An In-Depth Review: The Meditations of Marcus Aurelius – Part 2

This is the second part of yesterday’s guest post “An In-Depth Review: The Meditations of Marcus Aurelius – Part 1” written by Adam Isom, which can be read here.
How To Live and The Work in Life
But then the question is, how should you go about living? Firstly, always do your duty and live according to reason and nature, according to Marcus the Stoic. Don’t conjecture what others are thinking of you, but only care that what you do is just, sincere, consistent, and not to serve fame, pleasure, or pain. Rather than saying to someone that you are determined to be fair to them, be fair and good and it will show. Rather than thinking or talking about the kind of man that a good man ought to be, be a good man (or woman), without affectation, and others will see your virtue. In other words, do your duty and reveal yourself through action rather than words.

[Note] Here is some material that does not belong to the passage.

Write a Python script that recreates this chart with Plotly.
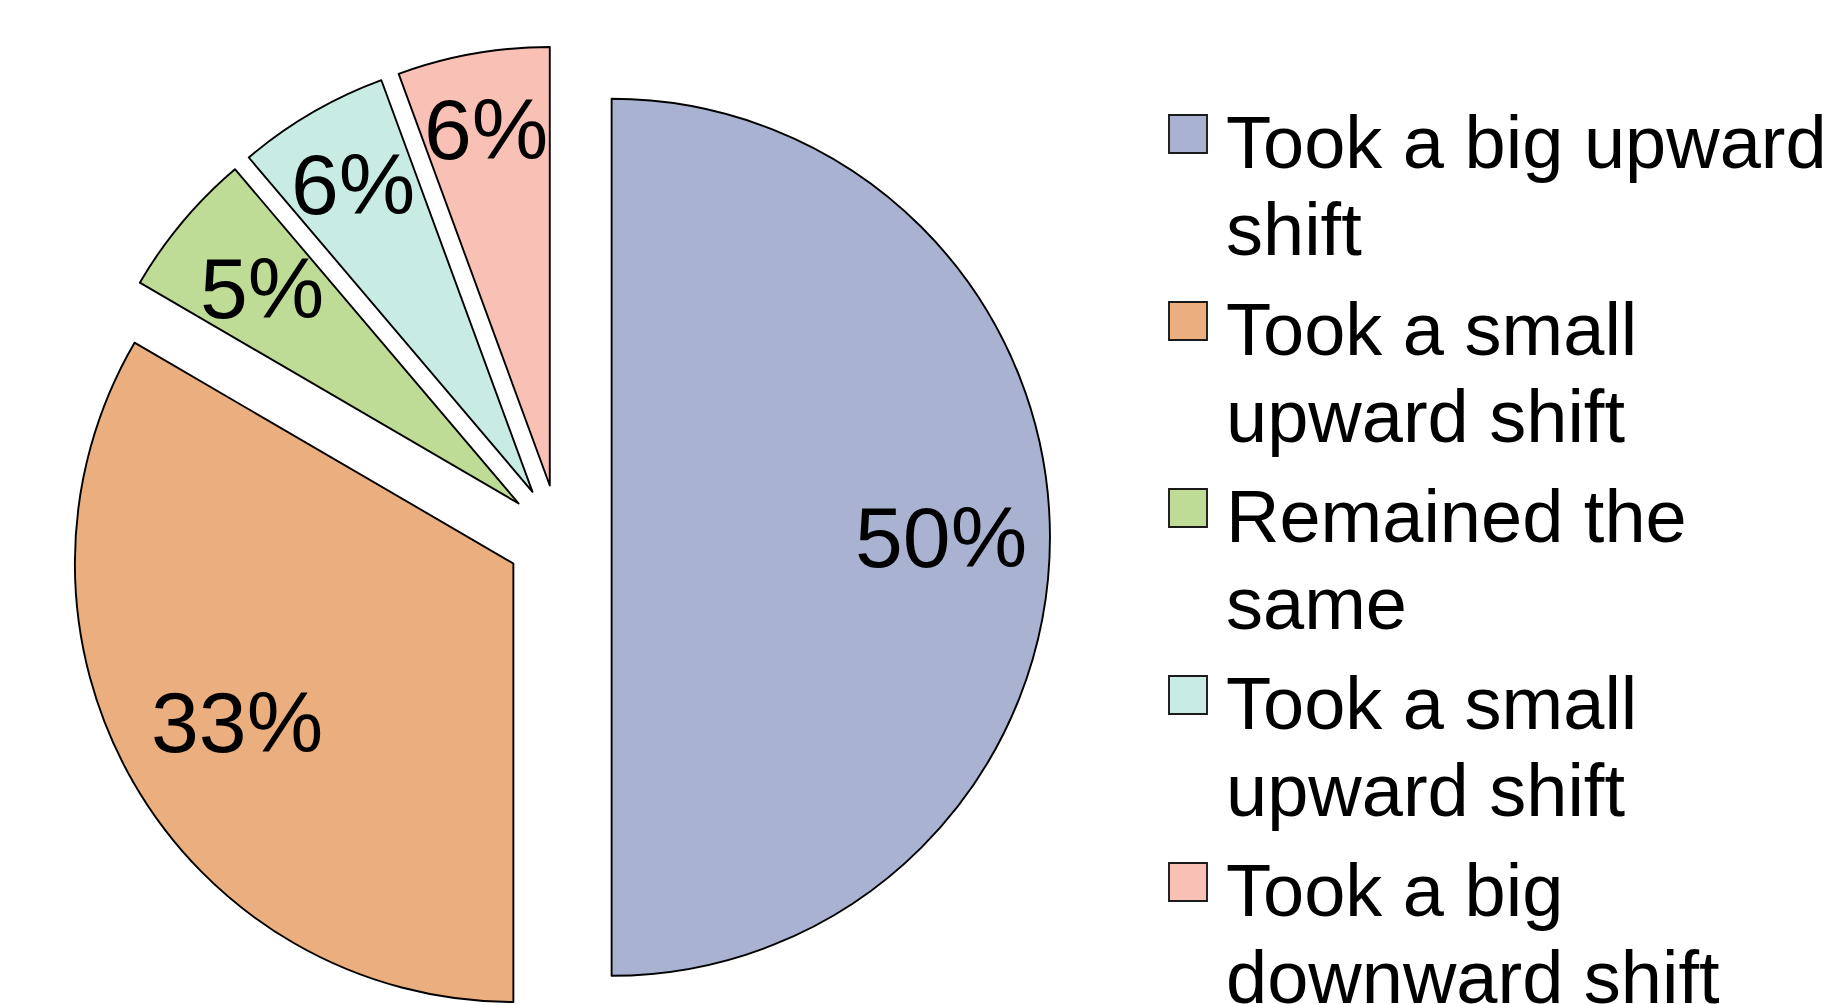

As for what you work at, Marcus recommends that you occupy yourself with few things while still doing what is necessary. He also exhorts you to never be too busy for someone, and to examine things calmly as if you had all the time in the world. In this latter aspect, he perhaps unwittingly repeats yet another one of the 48 Laws of Power, formulated by Robert Greene two thousand years later.
Marcus Aurelius was a Stoic, and that is why he insists that nothing, even sickness, should deflect you from your duty. Your inner work should be on shaping your character daily with contentment, simplicity, and modesty to achieve a ‘tranquillity that another man cannot upset’, unlike anything physical (which implies the possibility of degrading).
Finally, if you are genuinely wrong, then you should gladly change. For if you really seek the truth, you won’t allow your ego to get in the way—something scientists and philosophers in particular appreciate.